Wednesday, June 10, 2015

Listening to Prestige Part 118: Sonny Rollins

When it comes to ballads as a vehicle for modern jazz, it's hard to beat the standards from the Great American Songbook, and maybe not advisable to try. That's why Sonny Rollins's original composition, "Silk 'n' Satin," on this session, is so stirring. It has the passion and the melodic beauty to stand comparison to Kern or Porter or Gershwin, and given that it's the work of one of our great improvisers, it leaves room for some beautiful improvisation by Rollins, Kenny Dorham, and Elmo Hope.

All of the cuts from this session are Rollins originals, and they cover a lot of territory. "Movin' Out" and "Swinging for Bumsy" are blistering bebop excursions, then the beautiful ballad, and finally the midtempo "Solid."

Dorham and Hope are right with Rollins all the way through, and that takes some doing, because all of the solos are seriously inventive throughout. "Movin' Out" is a succession of rapid-tempo solos, starting with Sonny, and these guys aren't just answering each other, they're answering themselves, playing off their own ideas and finding new directions within each solo. Elmo Hope is the perfect piano player to keep pace and create his own complex improvisations.

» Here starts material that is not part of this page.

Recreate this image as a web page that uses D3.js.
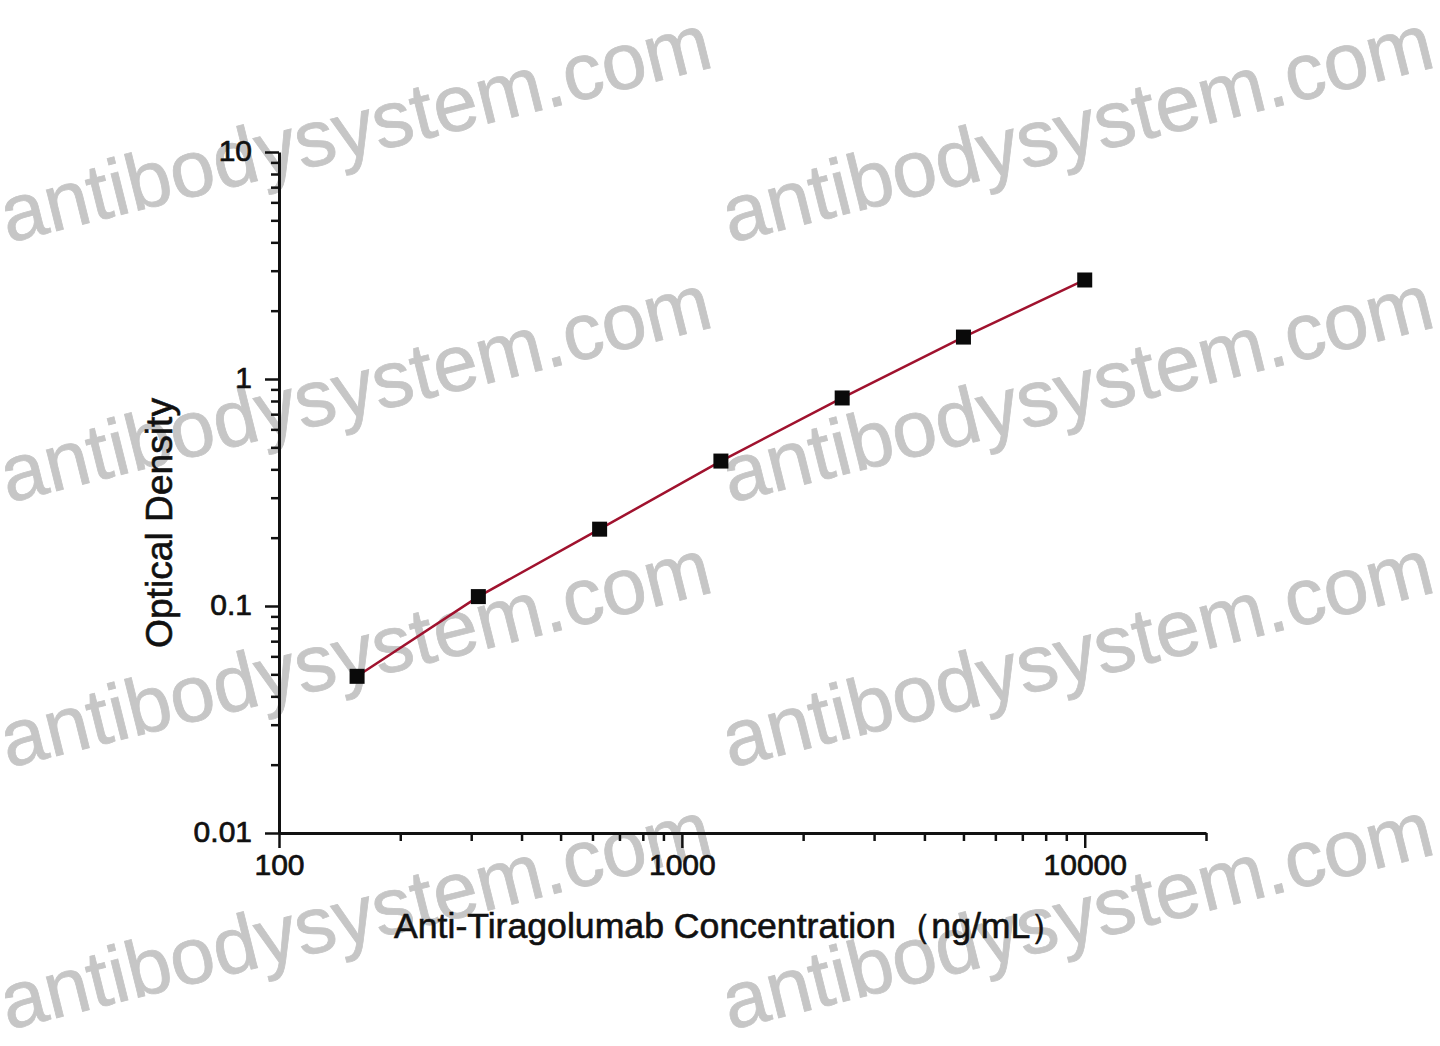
<!DOCTYPE html>
<html>
<head>
<meta charset="utf-8">
<script src="https://cdn.jsdelivr.net/npm/d3@7/dist/d3.min.js"></script>
<style>
  html, body { margin: 0; padding: 0; background: #fff; }
  svg { display: block; }
  text { font-family: "Liberation Sans", Arial, sans-serif; }
</style>
</head>
<body>
<svg id="chart" width="1440" height="1046"></svg>
<script>
// ---- data ----
const concentrations = [156.25, 312.5, 625, 1250, 2500, 5000, 10000];
const odValues = [0.049, 0.110, 0.218, 0.435, 0.825, 1.53, 2.73];
const xMajorTicks = [100, 1000, 10000];
const xTickLabels = ["100", "1000", "10000"];
const yMajorTicks = [0.01, 0.1, 1, 10];
const yTickLabels = ["0.01", "0.1", "1", "10"];
const xTitle = "Anti-Tiragolumab Concentration\uFF08ng/mL\uFF09";
const yTitle = "Optical Density";
const watermark = "antibodysystem.com";

const svg = d3.select("#chart");

// ---- watermark ----
const wm = svg.append("g");
const wmRows = [243, 503, 768, 1030];
const wmCols = [8, 730];
wmRows.forEach(r => wmCols.forEach(c => {
  wm.append("text")
    .attr("transform", `translate(${c},${r}) rotate(-14)`)
    .attr("font-size", 80)
    .attr("fill", "#c6c6c6")
    .attr("stroke", "#c6c6c6")
    .attr("stroke-width", 0.8)
    .text(watermark);
}));

// ---- scales ----
const x = d3.scaleLog().domain([100, 20000]).range([279, 1206]);
const y = d3.scaleLog().domain([0.01, 10]).range([833, 152]);

function minorTicks(lo, hi) {
  const out = [];
  for (let e = Math.log10(lo); e < Math.log10(hi); e++) {
    for (let m = 2; m <= 9; m++) {
      const v = m * Math.pow(10, e);
      if (v <= hi * 1.0001) out.push(v);
    }
  }
  return out;
}

const axisColor = "#111";

// x axis minor
svg.append("g")
  .attr("transform", "translate(0,833)")
  .call(d3.axisBottom(x).tickValues(minorTicks(100, 20000)).tickSize(8).tickSizeOuter(0).tickFormat(""))
  .call(g => g.select(".domain").attr("stroke-width", 3).attr("stroke", axisColor))
  .call(g => g.selectAll(".tick line").attr("stroke-width", 2.5).attr("stroke", axisColor));

// x axis major
svg.append("g")
  .attr("transform", "translate(0,833)")
  .call(d3.axisBottom(x).tickValues(xMajorTicks).tickSize(15).tickSizeOuter(0).tickPadding(6)
        .tickFormat((d, i) => xTickLabels[i]))
  .call(g => g.select(".domain").remove())
  .call(g => g.selectAll(".tick line").attr("stroke-width", 2.5).attr("stroke", axisColor))
  .call(g => g.selectAll(".tick text").attr("font-size", 30).attr("fill", "#111")
        .attr("stroke", "#111").attr("stroke-width", 0.7)
        .attr("font-family", "Liberation Sans, Arial, sans-serif"));

// y axis minor
svg.append("g")
  .attr("transform", "translate(279,0)")
  .call(d3.axisLeft(y).tickValues(minorTicks(0.01, 10)).tickSize(8).tickSizeOuter(0).tickFormat(""))
  .call(g => g.select(".domain").attr("stroke-width", 3).attr("stroke", axisColor))
  .call(g => g.selectAll(".tick line").attr("stroke-width", 2.5).attr("stroke", axisColor));

// y axis major
svg.append("g")
  .attr("transform", "translate(279,0)")
  .call(d3.axisLeft(y).tickValues(yMajorTicks).tickSize(14).tickSizeOuter(0).tickPadding(13)
        .tickFormat((d, i) => yTickLabels[i]))
  .call(g => g.select(".domain").remove())
  .call(g => g.selectAll(".tick line").attr("stroke-width", 2.5).attr("stroke", axisColor))
  .call(g => g.selectAll(".tick text").attr("font-size", 30).attr("fill", "#111")
        .attr("stroke", "#111").attr("stroke-width", 0.7)
        .attr("dy", "0.28em")
        .attr("font-family", "Liberation Sans, Arial, sans-serif"));

// ---- line ----
const line = d3.line().x((d, i) => x(concentrations[i])).y(d => y(d));
svg.append("path")
  .datum(odValues)
  .attr("d", line)
  .attr("fill", "none")
  .attr("stroke", "#a0122e")
  .attr("stroke-width", 2.5);

// ---- markers ----
const ms = 15;
svg.append("g").selectAll("rect")
  .data(odValues)
  .join("rect")
  .attr("x", (d, i) => x(concentrations[i]) - ms / 2)
  .attr("y", d => y(d) - ms / 2)
  .attr("width", ms)
  .attr("height", ms)
  .attr("fill", "#0a0a0a");

// ---- titles ----
svg.append("text")
  .attr("x", 730).attr("y", 938)
  .attr("text-anchor", "middle")
  .attr("font-size", 35)
  .attr("fill", "#111")
  .attr("stroke", "#111").attr("stroke-width", 0.6)
  .attr("textLength", 672)
  .attr("lengthAdjust", "spacingAndGlyphs")
  .text(xTitle);

svg.append("text")
  .attr("transform", "translate(172,523) rotate(-90)")
  .attr("text-anchor", "middle")
  .attr("font-size", 36)
  .attr("fill", "#111")
  .attr("stroke", "#111").attr("stroke-width", 0.6)
  .attr("textLength", 250)
  .attr("lengthAdjust", "spacingAndGlyphs")
  .text(yTitle);
</script>
</body>
</html>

In "Swinging for Bumsy," they keep the fire going, ratcheting up the tempo another notch, and this time using short unison bursts to transition from one solo to the next. Art Blakey, due to an equipment malfunction, was playing without his high-hat cymbals that day, which for a bebop drummer is like a spitball pitcher being cut off from his slippery elm, but it doesn't slow him down, and he contributes a powerful solo on "Swinging for Bumsy."

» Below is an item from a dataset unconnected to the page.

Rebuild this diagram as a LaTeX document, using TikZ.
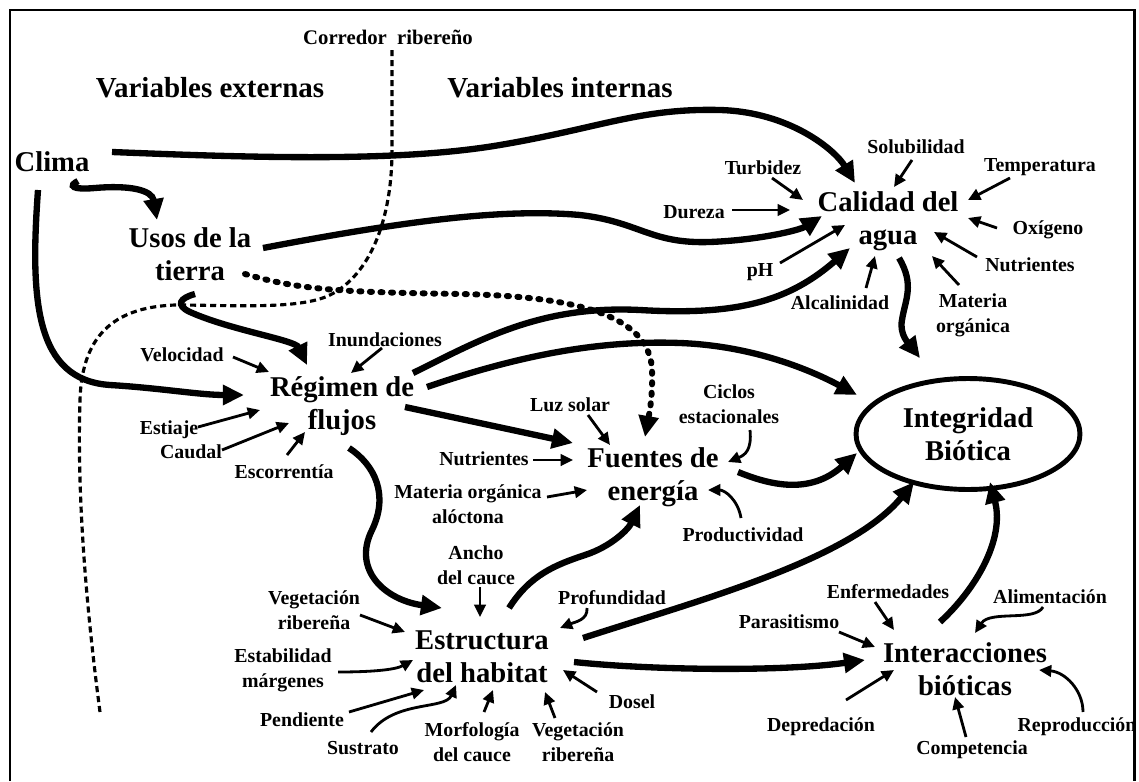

Hope is deep and expressive on his ballad solo, and it's one of the emotional highlights of the session.

Rollins and Dorham only play one extended unison part, on the "Solid" head, but they're never far apart. They would come together again two years later as part of the revamped Max Roach Quintet, after the death of Clifford Brown.

Dorham and Hope both died young. Hope, one of the most adventurous and experimental players and composers of the bebop era, survived (particularly worthy of mention with today's headlines being what they are) being shot by a cop as a teenager. Throughout much of his life he battled heroin addiction, and it finally beat him. Dorham died of a kidney disease.

I had thought of both Dorham and Hope as sort of second generation beboppers, coming along in the 50s and 60s, but in fact they were both there from the beginning. Dorham joined Mercer Ellington's band in 1945, at age 21, then followed Dizzy Gillespie as the lead trumpeter in Billy Eckstine's famous band, and from there moved on to Gillespie's band. By the time he made these recordings with Sonny Rollins, he had played with Sonny Stitt, Fats Navarro, Lionel Hampton, Mary Lou Williams and J. J.
Johnson, and had had an extended stint with Charlie Parker.

J. R. Monterose, who played with Dorham on his classic 'Round about Midnight at the Cafe Bohemia album, told me that Dorham was the best leader he had ever played with.

These were released on a 10-inch LP titled Sonny Rollins Quintet featuring Kenny Dorham, and on a 12-inch titled Moving Out, which added the "g" to the first word, and added an extended jam featuring Thelonious Monk.